West Hill is bordered on three sides by the Highland Creek, the community is surrounded by a system of parks. Morningside Park, and Colonel Danforth Park are located along the creek, while East Point Park is located along Lake Ontario at the eastern end of the Scarborough Bluffs. Parks in West Hill are managed by the Toronto Parks, Forestry and Recreation Division.

The area has numerous sports facilities, including an indoor arena and a baseball diamond at Heron Park, and two swimming pools, one of which is indoor. There are tennis facilities at nearby University of Toronto Scarborough Campus. Other public amenities includes the Morningside branch of the Toronto Public Library, built further east of the former site at Morningside Mall, roughly at the geographical centre of the neighbourhood, on Lawrence Avenue, just west of Manse Road.

West Hill has a good mix of commercial establishments far more typical of an older neighbourhood than a new suburb. Fast food establishments do not dominate and there are many sit-down restaurants featuring a variety of cuisines including, Canadian Chinese, Caribbean and Middle Eastern, echoing the ethnic diversity of the neighbourhood. There are two supermarkets and numerous smaller food outlets. The area is well served by physicians, dentists and lawyers and features three pharmacies, including both major chains.

==Transportation==
The main routes through West Hill are Kingston Road (part of the former Highway 2), Morningside Avenue and Lawrence Avenue East.

The Toronto Transit Commission's (TTC) bus service provides public transportation through the neighbourhood, operating on all the major streets in the area, allowing access to TTC's Line 2 Bloor-Danforth subway at Kennedy station and formerly, the Line 3 Scarborough at Lawrence East station.
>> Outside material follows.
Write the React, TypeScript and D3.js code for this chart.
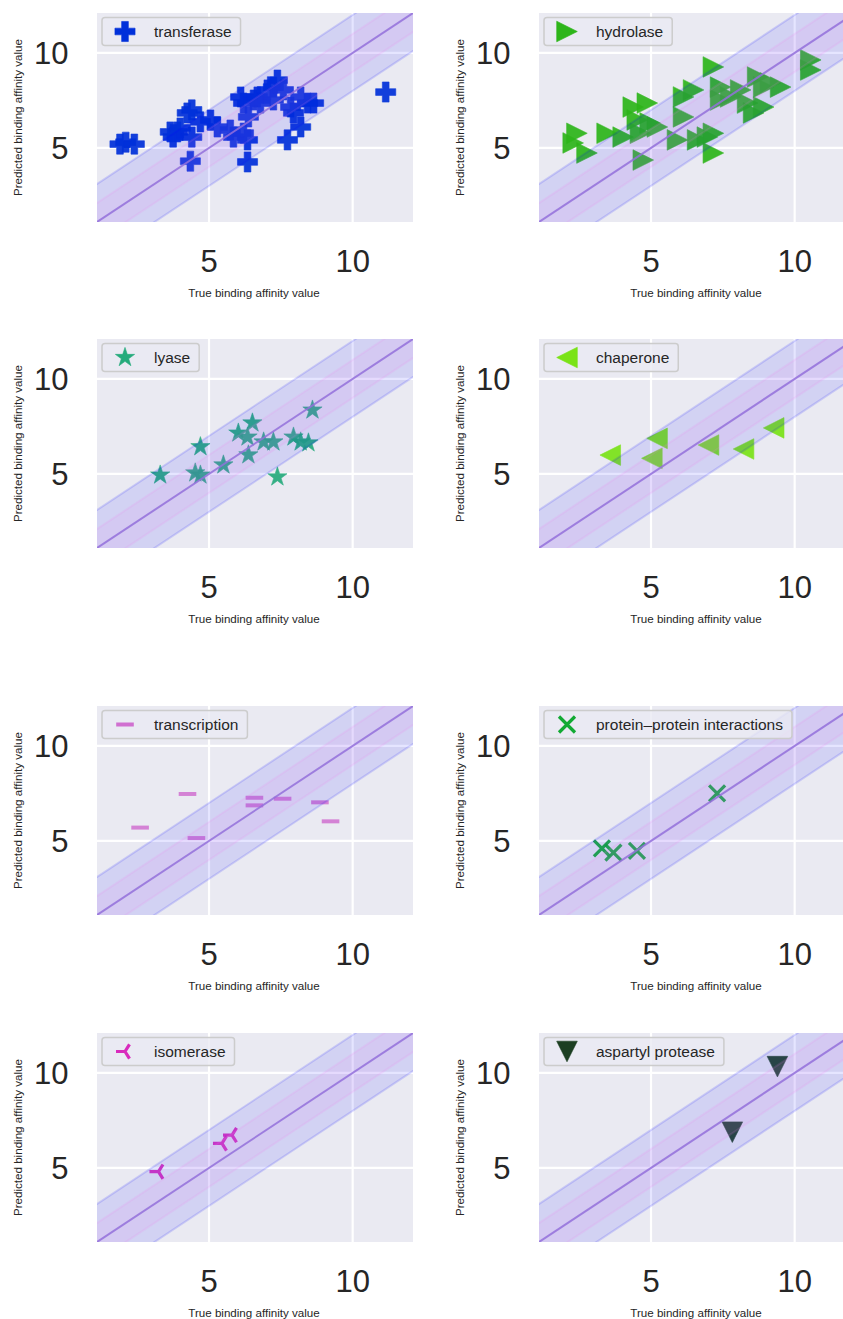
import * as d3 from 'd3';
import { useEffect, useRef } from 'react';

// values: true (x) and predicted (y) affinity
const transferaseTrue = [1.9, 2.1, 2.4, 3.65, 3.75, 3.9, 4.0, 4.24, 4.35, 4.4, 4.4, 4.7, 5.05, 5.29, 5.74, 5.85, 6.1, 6.2, 6.2, 6.34, 6.34, 6.37, 6.55, 6.68, 6.79, 7.03, 7.24, 7.24, 7.38, 7.59, 7.73, 7.84, 7.94, 8.19, 8.19, 8.43, 8.64, 11.15];
const transferasePred = [5.2, 5.3, 5.2, 5.84, 5.57, 5.84, 6.05, 6.84, 4.3, 7.0, 5.57, 6.37, 6.47, 6.1, 5.94, 5.57, 7.68, 7.36, 5.78, 5.42, 4.26, 6.63, 7.52, 7.68, 7.36, 8.05, 8.2, 7.52, 8.57, 8.05, 5.42, 7.15, 6.84, 7.68, 6.1, 7.36, 7.36, 7.94];

const hydrolaseTrue = [2.29, 2.42, 2.77, 3.47, 4.03, 4.38, 4.52, 4.63, 4.73, 4.87, 4.97, 5.22, 5.92, 6.13, 6.13, 6.48, 6.62, 6.96, 7.17, 7.17, 7.17, 7.42, 7.42, 7.77, 8.12, 8.36, 8.57, 8.71, 8.92, 8.92, 9.16, 9.51, 10.56, 10.56];
const hydrolasePred = [5.26, 5.77, 4.73, 5.77, 5.57, 7.15, 6.47, 5.77, 4.36, 7.36, 6.31, 6.1, 5.42, 7.68, 6.63, 8.05, 5.42, 5.57, 9.26, 5.77, 4.73, 8.2, 7.52, 7.68, 8.05, 7.36, 6.84, 8.73, 7.15, 8.2, 8.42, 8.2, 9.63, 9.1];

const lyaseTrue = [3.3, 4.52, 4.7, 4.7, 5.5, 6.02, 6.34, 6.37, 6.51, 6.9, 7.24, 7.38, 7.94, 8.19, 8.46, 8.6];
const lyasePred = [4.94, 5.05, 4.94, 6.43, 5.47, 7.15, 6.94, 6.0, 7.68, 6.68, 6.68, 4.84, 6.94, 6.68, 6.63, 8.36];

const chaperoneTrue = [3.58, 5.03, 5.21, 7.0, 8.22, 9.27];
const chaperonePred = [5.99, 5.82, 6.87, 6.52, 6.31, 7.42];

const transcriptionTrue = [2.6, 4.25, 4.56, 6.58, 6.58, 7.56, 8.86, 9.23];
const transcriptionPred = [5.7, 7.47, 5.15, 7.27, 6.87, 7.22, 7.03, 6.03];

const ppiTrue = [3.29, 3.69, 4.51, 7.3];
const ppiPred = [4.61, 4.38, 4.48, 7.5];

const isomeraseTrue = [3.24, 5.45, 5.8];
const isomerasePred = [4.8, 6.29, 6.73];

const asparticTrue = [7.83, 9.4];
const asparticPred = [6.88, 10.33];

const categories = ['transferase', 'hydrolase', 'lyase', 'chaperone', 'transcription', 'protein\u2013protein interactions', 'isomerase', 'aspartyl protease'];
const colors = ['#0030da', '#2db51a', '#25ab7c', '#7ae317', '#d070d0', '#12aa33', '#d92bbd', '#1c3f22'];
const markers = ['plus', 'tri-right', 'star', 'tri-left', 'hline', 'x', 'tri3', 'tri-down'];
const trueValues = [transferaseTrue, hydrolaseTrue, lyaseTrue, chaperoneTrue, transcriptionTrue, ppiTrue, isomeraseTrue, asparticTrue];
const predValues = [transferasePred, hydrolasePred, lyasePred, chaperonePred, transcriptionPred, ppiPred, isomerasePred, asparticPred];

const ticks = [5, 10];
const domain = [1.1, 12.1];

const W = 843;
const H = 1319;
const colLeft = [97, 539];
const rowTop = [13, 339, 706, 1033];
const plotW = 316;
const plotH = 209;
const font = 'Liberation Sans, Arial, sans-serif';
const textColor = '#262626';

// marker path, centred at 0,0
const markerPath = (m: string) => {
    const t = 10.3;
    if (m === 'plus') return d3.symbol(d3.symbolCross, 225)();
    if (m === 'star') return d3.symbol(d3.symbolStar, 115)();
    if (m === 'tri-right') return `M${t},0L${-t},${-t}L${-t},${t}Z`;
    if (m === 'tri-left') return `M${-t},0L${t},${-t}L${t},${t}Z`;
    if (m === 'tri-down') return `M0,${t}L${-t},${-t}L${t},${-t}Z`;
    if (m === 'x') return 'M-8,-8L8,8M-8,8L8,-8';
    if (m === 'hline') return 'M-8.8,0L8.8,0';
    // tri_left: arms to left and to upper / lower right
    const r = 9;
    return `M0,0L${-r},0M0,0L${0.5 * r},${-0.8 * r}M0,0L${0.5 * r},${0.8 * r}`;
};
const isLine = (m: string) => m === 'x' || m === 'hline' || m === 'tri3';

const App = () => {
    const ref = useRef<SVGSVGElement>(null);

    useEffect(() => {
        const svg = d3.select(ref.current);
        svg.selectAll('*').remove();

        categories.forEach((name, i) => {
            const left = colLeft[i % 2];
            const top = rowTop[Math.floor(i / 2)];
            const x = d3.scaleLinear().domain(domain).range([left, left + plotW]);
            const y = d3.scaleLinear().domain(domain).range([top + plotH, top]);

            const g = svg.append('g');
            const clipId = `clip${i}`;
            g.append('clipPath').attr('id', clipId)
                .append('rect').attr('x', left).attr('y', top).attr('width', plotW).attr('height', plotH);

            g.append('rect').attr('x', left).attr('y', top).attr('width', plotW).attr('height', plotH)
                .attr('fill', '#eaeaf2');

            // grid
            ticks.forEach(t => {
                g.append('line').attr('x1', x(t)).attr('x2', x(t)).attr('y1', top).attr('y2', top + plotH)
                    .attr('stroke', '#fff').attr('stroke-width', 2.2);
                g.append('line').attr('y1', y(t)).attr('y2', y(t)).attr('x1', left).attr('x2', left + plotW)
                    .attr('stroke', '#fff').attr('stroke-width', 2.2);
            });

            const plot = g.append('g').attr('clip-path', `url(#${clipId})`);

            // points
            const pts = trueValues[i].map((v, j) => [v, predValues[i][j]]);
            const m = markers[i];
            const path = markerPath(m);
            plot.selectAll('path.pt').data(pts).enter().append('path')
                .attr('class', 'pt')
                .attr('d', path)
                .attr('transform', d => `translate(${x(d[0])},${y(d[1])})`)
                .attr('fill', isLine(m) ? 'none' : colors[i])
                .attr('stroke', colors[i])
                .attr('stroke-width', isLine(m) ? (m === 'hline' ? 4 : 3.2) : 0.6)
                .attr('opacity', m === 'hline' ? 0.85 : 0.92);

            // bands +-2 and +-1 around y = x
            const xs = [domain[0] - 1, domain[1] + 1];
            const band = d3.area<number>().x(d => x(d));
            [[2, '#0000ff'], [1, '#ee82ee']].forEach(([off, c]) => {
                const o = off as number;
                plot.append('path').datum(xs)
                    .attr('d', band.y0(d => y(d - o)).y1(d => y(d + o)))
                    .attr('fill', c as string).attr('fill-opacity', 0.1)
                    .attr('stroke', c as string).attr('stroke-opacity', 0.14).attr('stroke-width', 2);
            });
            plot.append('path').datum(xs)
                .attr('d', d3.line<number>().x(d => x(d)).y(d => y(d)))
                .attr('stroke', '#9370db').attr('stroke-width', 2).attr('fill', 'none').attr('opacity', 0.85);

            // tick labels
            ticks.forEach(t => {
                g.append('text').attr('x', x(t)).attr('y', top + plotH + 50)
                    .attr('text-anchor', 'middle').attr('font-size', 31).attr('font-family', font)
                    .attr('fill', textColor).text(t);
                g.append('text').attr('x', left - 28.5).attr('y', y(t) + 11.5)
                    .attr('text-anchor', 'end').attr('font-size', 31).attr('font-family', font)
                    .attr('fill', textColor).text(t);
            });

            g.append('text').attr('x', left + plotW / 2 - 1).attr('y', top + plotH + 75)
                .attr('text-anchor', 'middle').attr('font-size', 11.6).attr('font-family', font)
                .attr('fill', textColor).text('True binding affinity value');
            g.append('text')
                .attr('transform', `translate(${left - 75},${top + plotH / 2}) rotate(-90)`)
                .attr('text-anchor', 'middle').attr('font-size', 11.6).attr('font-family', font)
                .attr('fill', textColor).text('Predicted binding affinity value');

            // legend
            const lg = g.append('g');
            const box = lg.append('rect').attr('x', left + 5).attr('y', top + 4.5).attr('height', 28)
                .attr('rx', 3).attr('fill', '#eaeaf2').attr('fill-opacity', 0.8)
                .attr('stroke', '#cccccc').attr('stroke-width', 1.5);
            lg.append('path').attr('d', path)
                .attr('transform', `translate(${left + 28},${top + 18.5})`)
                .attr('fill', isLine(m) ? 'none' : colors[i])
                .attr('stroke', colors[i])
                .attr('stroke-width', isLine(m) ? (m === 'hline' ? 4 : 3.2) : 0.6);
            const label = lg.append('text').attr('x', left + 57).attr('y', top + 24)
                .attr('font-size', 15.5).attr('font-family', font).attr('fill', textColor).text(name);
            const tw = (label.node() as SVGTextElement).getComputedTextLength();
            box.attr('width', 52 + tw + 9);
        });
    }, []);

    return (
        <div style={{ position: 'absolute', left: 0, top: 0 }}>
            <svg ref={ref} width={W} height={H} style={{ display: 'block', background: '#fff' }} />
        </div>
    );
};

export default App;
Located along the boundary of Guildwood and West Hill is Guildwood GO Station. The station provides access to GO Transit's commuter rail and bus services, as well as Via Rail's intercity rail routes.

== Notable places ==

- St. Margaret in-the-Pines - chapel (c. 1906) and cemetery; it was home to Anglican Church from 1833 to 1846; abandoned for Christ Church in Scarborough Village. It was destroyed in a fire in 1904 and rebuilt as a Chapel.